After the tour the plan had been to begin writing for the next album, a process broken up with a smattering of lucrative festival dates scheduled for the summer. However, things changed when Hetfield broke his arm again in yet another skateboarding accident, this time in an empty swimming pool in Oakland Hills with Kirk and their pals Fred Cotton and Pushead. James had been wearing all the protective gear this time, he had been ‘just a little too vertical,’ recalled Cotton. ‘As soon as he came down into the bottom of the pool you could hear the snap.’ Forced to cancel what should have been a career-boosting appearance on NBC-TV’s highly influential
Saturday Night Live
, Cotton claims Q Prime subsequently ‘made James sign something that promised he wasn’t go to skateboard any more’. Instead, the focus now switched to something even more important: recording their first release under their new deal with a major British record company: Phonogram.

Master of Puppets
had marked the end of Metallica’s licensing deal with Music for Nations. Unlike Jonny Z in his struggle to retain control against the encroaching interests of the much larger and more powerful Q Prime, Martin Hooker was not only keen to renew the band’s contract but he also had the financial means to do so. Peter Mensch, however, had bigger fish to fry. He wanted Metallica on a British and European label commensurate in size to Elektra in the USA and CBS in Japan. Specifically, he wanted them on Phonogram, where he already had Def Leppard. ‘We did offer them a considerably bigger deal than Phonogram,’ says Martin Hooker, ‘worth well over £1 million, which at that time was the biggest deal we’d ever offered anyone.’ He adds, ‘Unfortunately, Q Prime weren’t even prepared to discuss it as it suited their purposes to have the band at Phonogram.’ In fact, says Hooker, Q Prime, who were ‘amazed at our offer’, had already agreed the deal with Phonogram without even speaking to MFN. ‘When we found out, we then offered them a very generous new deal just to hold onto the catalogue that we already had.
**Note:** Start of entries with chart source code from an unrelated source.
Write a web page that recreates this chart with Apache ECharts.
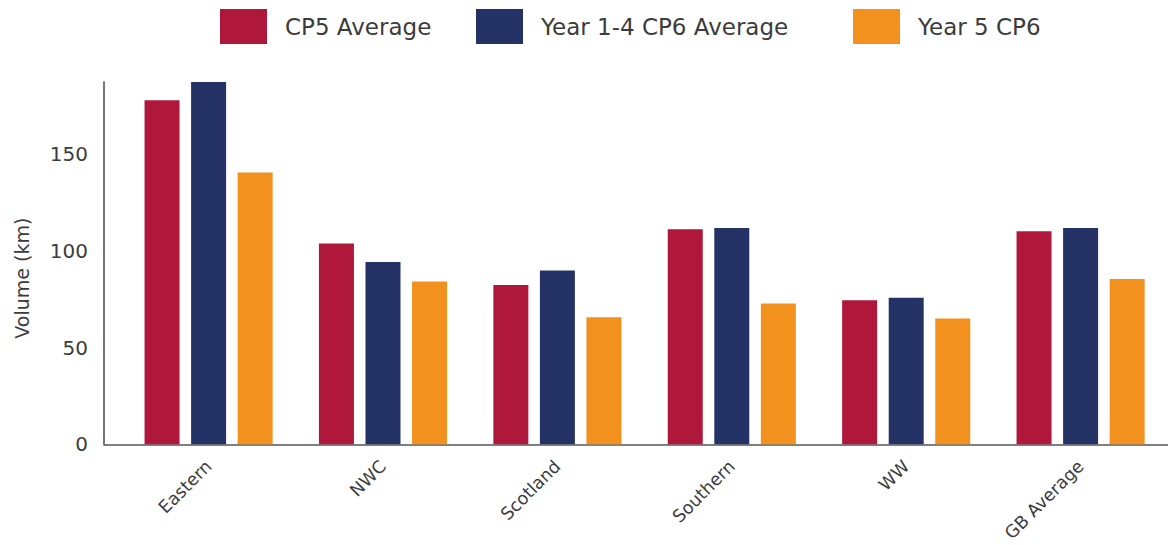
<!DOCTYPE html>
<html>
<head>
<meta charset="utf-8">
<title>Volume by route</title>
<script src="https://cdn.jsdelivr.net/npm/echarts@6/dist/echarts.min.js"></script>
<style>
  html, body { margin: 0; padding: 0; background: #fff; }
  #chart { width: 1168px; height: 545px; }
</style>
</head>
<body>
<div id="chart"></div>
<script>
// regions on the x axis
var categories = ['Eastern', 'NWC', 'Scotland', 'Southern', 'WW', 'GB Average'];
var seriesNames = ['CP5 Average', 'Year 1-4 CP6 Average', 'Year 5 CP6'];
// volumes in km
var cp5Average = [178.0, 103.9, 82.5, 111.3, 74.6, 110.3];
var cp6Year14Average = [187.5, 94.4, 90.0, 112.0, 75.8, 112.0];
var cp6Year5 = [140.6, 84.3, 65.7, 72.9, 65.1, 85.5];
var yTicks = [0, 50, 100, 150];
var yMax = 187.5;

var colors = ['#B0183B', '#243266', '#F2911E'];
var textColor = '#3c3c3c';
var font = 'DejaVu Sans';

var myChart = echarts.init(document.getElementById('chart'), null, { renderer: 'svg' });

// one legend per item so each sits where it does in the picture
var legendLefts = [220, 476, 853];
var legends = seriesNames.map(function (name, i) {
  return {
    data: [name],
    left: legendLefts[i],
    top: 9,
    padding: 0,
    itemWidth: 47,
    itemHeight: 35,
    icon: 'rect',
    textStyle: { fontFamily: font, fontSize: 23, color: textColor, padding: [0, 0, 0, 13] }
  };
});

var option = {
  animation: false,
  color: colors,
  legend: legends,
  grid: [
    // bars
    { left: 121.4, right: 0.2, top: 82, bottom: 100.7 },
    // axis lines (panel is a bit wider than the bar bands)
    { left: 104, right: 0, top: 82, bottom: 100.7 }
  ],
  xAxis: [{
    type: 'category',
    gridIndex: 0,
    data: categories,
    axisLine: { show: false },
    axisTick: { show: false },
    axisLabel: {
      rotate: 45,
      margin: 19,
      fontFamily: font,
      fontSize: 17.5,
      color: textColor
    }
  }, {
    type: 'value',
    gridIndex: 1,
    min: 0,
    max: 1,
    axisLine: { show: true, lineStyle: { color: '#555', width: 1.6 } },
    axisTick: { show: false },
    axisLabel: { show: false },
    splitLine: { show: false }
  }],
  yAxis: [{
    type: 'value',
    gridIndex: 0,
    min: 0,
    max: yMax,
    show: false
  }, {
    type: 'value',
    gridIndex: 1,
    min: 0,
    max: yMax,
    interval: 50,
    name: 'Volume (km)',
    nameLocation: 'middle',
    nameRotate: 90,
    nameGap: 73,
    nameTextStyle: { fontFamily: font, fontSize: 19, color: textColor, padding: [0, 30, 0, 0] },
    axisLine: { show: true, lineStyle: { color: '#555', width: 1.6 } },
    axisTick: { show: false },
    splitLine: { show: false },
    axisLabel: {
      margin: 16,
      fontFamily: font,
      fontSize: 20,
      color: textColor,
      showMaxLabel: false,
      formatter: function (v) {
        return yTicks.indexOf(v) >= 0 ? String(v) : '';
      }
    }
  }],
  series: [{
    name: seriesNames[0],
    type: 'bar',
    xAxisIndex: 0,
    yAxisIndex: 0,
    data: cp5Average,
    barWidth: 35,
    barGap: '33%'
  }, {
    name: seriesNames[1],
    type: 'bar',
    xAxisIndex: 0,
    yAxisIndex: 0,
    data: cp6Year14Average,
    barWidth: 35,
    barGap: '33%'
  }, {
    name: seriesNames[2],
    type: 'bar',
    xAxisIndex: 0,
    yAxisIndex: 0,
    data: cp6Year5,
    barWidth: 35,
    barGap: '33%'
  }]
};

myChart.setOption(option);
</script>
</body>
</html>
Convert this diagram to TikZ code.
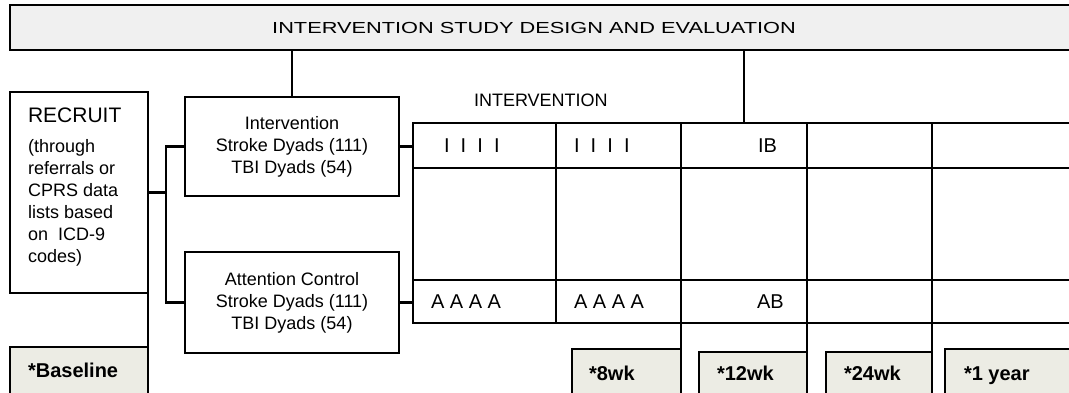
\documentclass[tikz,border=0pt]{standalone}
\usepackage{fontspec}
\setmainfont{Liberation Sans}
\usepackage{graphicx}
\usepackage{tikz}
\usetikzlibrary{positioning}
\definecolor{titlegray}{RGB}{240,240,240}
\definecolor{timegray}{RGB}{236,236,228}

\begin{document}
\begin{tikzpicture}[x=1pt, y=-1pt, line width=2.1pt,
    box/.style={draw=black, rectangle, inner sep=0pt, outer sep=0pt},
    cell/.style={box, anchor=north west},
    timebox/.style={box, fill=timegray, anchor=north west, minimum height=60pt},
    timetext/.style={font=\fontsize{20}{24}\selectfont\bfseries, anchor=base west, inner sep=0pt},
    celltext/.style={font=\fontsize{20}{24}\selectfont, anchor=west, inner sep=0pt},
    grouptext/.style={font=\fontsize{18}{22}\selectfont, align=center}]
    \useasboundingbox (0,0) rectangle (1069,393);
    \clip (0,0) rectangle (1069,393);

    % draw title bar
    \node[box, fill=titlegray, minimum width=1070pt, minimum height=45pt,
      font=\fontsize{16}{18}\selectfont] (title) at (545,27.5)
      {\hspace*{-22pt}\raisebox{-3pt}{\scalebox{1.36}[1]{INTERVENTION STUDY DESIGN AND EVALUATION}}};

    % draw recruit box
    \node[box, minimum width=138pt, minimum height=201pt] (recruit) at (79,192.5) {};
    \node[anchor=north west, inner sep=0pt, align=left, font=\fontsize{18}{22}\selectfont] (recruittext)
      at ([xshift=17pt, yshift=-15pt]recruit.north west)
      {{\fontsize{21}{25}\selectfont RECRUIT}\\[8pt](through\\referrals or\\CPRS data\\lists based\\on\ \ ICD-9\\codes)};

    % draw group boxes
    \node[box, grouptext, minimum width=214pt, minimum height=99pt] (intv) at (292,146.5)
      {Intervention\\Stroke Dyads (111)\\TBI Dyads (54)};
    \node[box, grouptext, minimum width=214pt, minimum height=101pt] (ctrl) at (292,302.5)
      {Attention Control\\Stroke Dyads (111)\\TBI Dyads (54)};

    % draw session table
    \node[font=\fontsize{18}{22}\selectfont, anchor=base west, inner sep=0pt] (armlabel) at (473,107) {INTERVENTION};
    \foreach \x/\w [count=\i] in {413/143, 556/125, 681/126, 807/125, 932/150}
      \foreach \y/\h [count=\j] in {123/45, 168/112, 280/43}
        \node[cell, minimum width=\w pt, minimum height=\h pt] (c\i\j) at (\x,\y) {};

    \node[celltext] (ione) at ([xshift=30pt]c11.west) {I\ \ I\ \ I\ \ I};
    \node[celltext] (itwo) at ([xshift=17pt]c21.west) {I\ \ I\ \ I\ \ I};
    \node[celltext] (ib) at ([xshift=76pt]c31.west) {IB};
    \node[celltext] (aone) at ([xshift=17pt]c13.west) {A A A A};
    \node[celltext] (atwo) at ([xshift=17pt]c23.west) {A A A A};
    \node[celltext] (ab) at ([xshift=75pt]c33.west) {AB};

    % draw assessment boxes
    \node[timebox, minimum width=138pt] (base) at (10,347) {};
    \node[timebox, minimum width=109pt] (wk8) at (572,349) {};
    \node[timebox, minimum width=108pt] (wk12) at (699,352) {};
    \node[timebox, minimum width=106pt] (wk24) at (826,352) {};
    \node[timebox, minimum width=137pt] (yr1) at (945,349) {};

    \node[timetext] (basetext) at ([xshift=17pt, yshift=-30pt]base.north west) {*Baseline};
    \node[timetext] (wk8text) at ([xshift=16pt, yshift=-31pt]wk8.north west) {*8wk};
    \node[timetext] (wk12text) at ([xshift=17pt, yshift=-28pt]wk12.north west) {*12wk};
    \node[timetext] (wk24text) at ([xshift=17pt, yshift=-28pt]wk24.north west) {*24wk};
    \node[timetext] (yr1text) at ([xshift=18pt, yshift=-31pt]yr1.north west) {*1 year};

    % draw connectors
    \draw (title.south -| intv.north) -- (intv.north);
    \draw (title.south -| c31.north) -- (c31.north);
    \coordinate (split) at (166,192.5);
    \draw (recruit.east) -- (split);
    \draw (intv.west) -| (split) |- (ctrl.west);
    \draw (intv.east) -- (intv.east -| c11.west);
    \draw (ctrl.east) -- (ctrl.east -| c13.west);
    \draw (base.north east) -- (recruit.south east);
    \draw (wk8.north east) -- (c23.south east);
    \draw (wk12.north east) -- (c33.south east);
    \draw (wk24.north east) -- (c43.south east);
    \draw (yr1.north east) -- (c53.south east);
\end{tikzpicture}
\end{document}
I explained that this would be very beneficial to the band as an extra income source that wouldn’t be recouped against tour support or recording costs et cetera on the new album [as it would at Phonogram]. I thought this made a lot of financial sense for the band. Needless to say I was incredulous to find out that Q Prime had already agreed to throw the existing catalogue into the Phonogram deal.’

Says Hooker: ‘My back catalogue was still selling truck-loads. So they [must have] really, really wanted those three records, to help them recoup their balance…they obviously pressured him and eventually, I think like a year later, when the second term expired, they took the back catalogue off me, which was totally within their rights to do so, of course.’ Hooker would have one last laugh, though. When Metallica left for Phonogram, MFN rereleased
MOP
as a ‘limited edition’ double album, claiming that the extra-wide grooves on the vinyl gave the music a more crystal-clear sound. ‘I wouldn’t say that it was any
better
,’ concedes Gem Howard now, ‘but it was
louder
. Because you can cut it much louder when you’re doing it at forty-five rpm on a twelve-inch, because there’s more room in the grooves, which makes it sound better…’ He goes on: ‘It seems laughable now but in those days we were getting kids writing to us saying how wonderful the sound quality was and we sold tens of thousands of it – incredible.’ Gem says the final figure for combined British and European sales of all three Metallica albums on MFN is now in excess of 1.5 million, or ‘about 500,000 each’.
MOP
remains the single biggest-selling album Music for Nations ever released.